2012 WL 1397633, at *9. Such overly broad post-settlement state court litigation would deter and defeat the ability to settle mass tort litigation in the context of federal MDLs:
It is imperative that parties in MDL litigation be able to settle claims with plaintiffs and to rely on the peace they have bought through arms-length negotiation. . . . [T]here is a meaningful risk under these circumstances that, absent an injunction, [defendant] would be required to pursue its indemnification rights against TPPs who are entitled to some of the damages reflected in the kind of judgment Plaintiffs are seeking. . . . That prospect of reopening what was thought by all involved to be finished would undercut the TPP settlement and interfere with this Court’s flexibility and authority to keep the matter resolved.
Id. at *10.
Thus. the court in Plubell concluded that to let post-settlement litigation seeking duplicative and overlapping damages go forward would “set a dangerous precedent.” 2012 WL 1397633, at *10. Any collateral litigation that “would require Defendants to pay twice” on the same claims “would severely hinder the incentive to settle . . . [t]hus, the “in aid of jurisdiction” exception” was “directly implicated.” Id.

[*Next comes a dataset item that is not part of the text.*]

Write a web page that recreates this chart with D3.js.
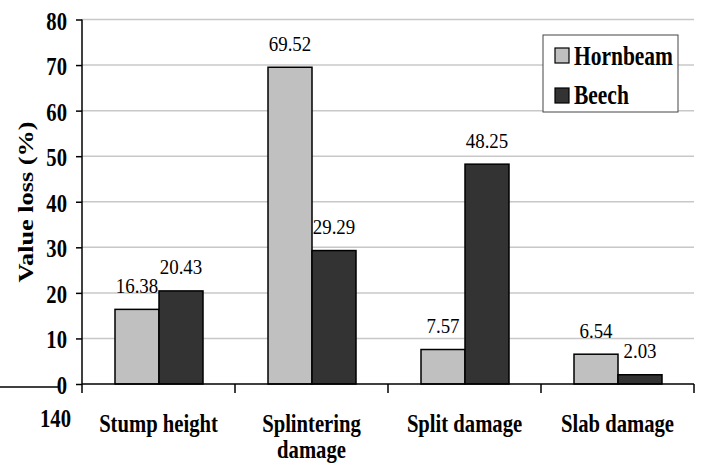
<!DOCTYPE html>
<html>
<head>
<meta charset="utf-8">
<script src="https://cdn.jsdelivr.net/npm/d3@7/dist/d3.min.js"></script>
<style>
  html, body { margin: 0; padding: 0; background: #fff; }
  svg { display: block; }
  text { font-family: "Liberation Serif", "Times New Roman", serif; fill: #000; }
</style>
</head>
<body>
<svg id="chart" width="701" height="465"></svg>
<script>
// Value loss by damage type for two species
const categories = [["Stump height"], ["Splintering", "damage"], ["Split damage"], ["Slab damage"]];
const seriesNames = ["Hornbeam", "Beech"];
const hornbeam = [16.38, 69.52, 7.57, 6.54];
const beech = [20.43, 29.29, 48.25, 2.03];
const yTicks = [0, 10, 20, 30, 40, 50, 60, 70, 80];
const colors = ["#c0c0c0", "#333333"];

const svg = d3.select("#chart");
const plotLeft = 82, plotRight = 694, plotTop = 19.5, plotBottom = 384;

const y = d3.scaleLinear().domain([0, 80]).range([plotBottom, plotTop]);
const x0 = d3.scaleBand().domain(d3.range(categories.length)).range([plotLeft, plotRight]);
const x1 = d3.scaleBand().domain(seriesNames).range([33, 121]);

const boldSX = 0.81, valSX = 0.86;

function place(sel, xx, yy, sx) {
  return sel.attr("transform", `translate(${xx},${yy}) scale(${sx},1)`);
}

// gridlines
svg.append("g").selectAll("line")
  .data(yTicks.filter(d => d > 0))
  .join("line")
  .attr("x1", plotLeft).attr("x2", plotRight)
  .attr("y1", d => y(d)).attr("y2", d => y(d))
  .attr("stroke", "#c8c8c8").attr("stroke-width", 1.5);

// y axis
const yAxis = svg.append("g").attr("transform", `translate(${plotLeft},0)`)
  .call(d3.axisLeft(y).tickValues(yTicks).tickSize(6).tickPadding(0).tickFormat(d3.format("d")));
yAxis.select(".domain").attr("stroke", "#000").attr("stroke-width", 1.5).attr("d", `M0,${plotTop}V${plotBottom}`);
yAxis.selectAll(".tick line").attr("stroke", "#000").attr("stroke-width", 1.5);
yAxis.selectAll(".tick text")
  .attr("x", null).attr("dy", null)
  .style("font-size", "25.5px").style("font-weight", "bold")
  .attr("text-anchor", "end")
  .attr("transform", `translate(-15,9.5) scale(${boldSX},1)`);

// bars
const groups = svg.append("g").selectAll("g")
  .data(categories.map((c, i) => i))
  .join("g")
  .attr("transform", i => `translate(${x0(i)},0)`);

const barData = i => [
  { s: seriesNames[0], v: hornbeam[i], c: colors[0] },
  { s: seriesNames[1], v: beech[i], c: colors[1] }
];

groups.selectAll("rect")
  .data(barData)
  .join("rect")
  .attr("x", d => x1(d.s))
  .attr("width", x1.bandwidth())
  .attr("y", d => y(d.v))
  .attr("height", d => plotBottom - y(d.v))
  .attr("fill", d => d.c)
  .attr("stroke", "#000").attr("stroke-width", 1.5);

groups.selectAll("text.val")
  .data(barData)
  .join("text")
  .attr("class", "val")
  .style("font-size", "22px")
  .attr("text-anchor", "middle")
  .each(function(d) {
    place(d3.select(this), x1(d.s) + x1.bandwidth() / 2, y(d.v) - 16.5, valSX);
  })
  .text(d => d.v.toFixed(2));

// x axis
svg.append("line")
  .attr("x1", plotLeft).attr("x2", plotRight).attr("y1", plotBottom).attr("y2", plotBottom)
  .attr("stroke", "#000").attr("stroke-width", 1.5);
svg.append("g").selectAll("line")
  .data(d3.range(categories.length + 1))
  .join("line")
  .attr("x1", i => plotLeft + i * x0.bandwidth()).attr("x2", i => plotLeft + i * x0.bandwidth())
  .attr("y1", plotBottom).attr("y2", plotBottom + 9)
  .attr("stroke", "#000").attr("stroke-width", 1.5);

// category labels
categories.forEach((lines, i) => {
  lines.forEach((ln, k) => {
    place(svg.append("text"), x0(i) + x0.bandwidth() / 2, 431.5 + k * 26, boldSX)
      .attr("text-anchor", "middle")
      .style("font-size", "25.5px").style("font-weight", "bold")
      .text(ln);
  });
});

// stray baseline segment and label at lower left
svg.append("line")
  .attr("x1", 0).attr("x2", 58).attr("y1", 387).attr("y2", 387)
  .attr("stroke", "#000").attr("stroke-width", 1.5);
place(svg.append("text"), 40, 427, boldSX)
  .style("font-size", "25.5px").style("font-weight", "bold")
  .text("140");

// y axis title
svg.append("text")
  .attr("transform", "translate(33,202) rotate(-90) scale(1.25,1)")
  .attr("text-anchor", "middle")
  .style("font-size", "21px").style("font-weight", "bold")
  .text("Value loss (%)");

// legend
const lg = svg.append("g");
lg.append("rect")
  .attr("x", 543).attr("y", 35).attr("width", 135).attr("height", 77)
  .attr("fill", "#fff").attr("stroke", "#444").attr("stroke-width", 1);
seriesNames.forEach((s, i) => {
  lg.append("rect")
    .attr("x", 555).attr("y", 48 + i * 40).attr("width", 14).attr("height", 15)
    .attr("fill", colors[i]).attr("stroke", "#000").attr("stroke-width", 1.2);
  place(lg.append("text"), 574, 65 + i * 38.5, boldSX)
    .style("font-size", "26.5px").style("font-weight", "bold")
    .text(s);
});
</script>
</body>
</html>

Keeping in mind the purposes of the Act, the Plubell court “narrowly tailored” the injunction. It did not bar the litigation altogether (as did Juris) but rather precluded the state court plaintiffs only from introducing expert damages evidence “that does not sufficiently exclude damages attributable to claims already settled through the PI and TPP settlements” or from “executing any judgment obtained through admission of such evidence.” 2012 WL 1397633, at *11. The effect of Plubell thus is primarily on the scope of allowable expert testimony in the state litigation.
We’ve been somewhat gun-shy about the Anti-Injunction Act in mass tort cases after Smith v. Bayer Corp., 131 S. Ct. 2368 (2011), which we blogged about here. However, Smith did not involve a mass tort MDL settlement or any of the special considerations involving such settlements discussed in both Juris and Plubell. After these two more recent decisions, we feel more confident that settlements at least cannot be undercut by subsequent state-court litigation involving claims that our clients have already paid good money to settle in the context of a federal MDL.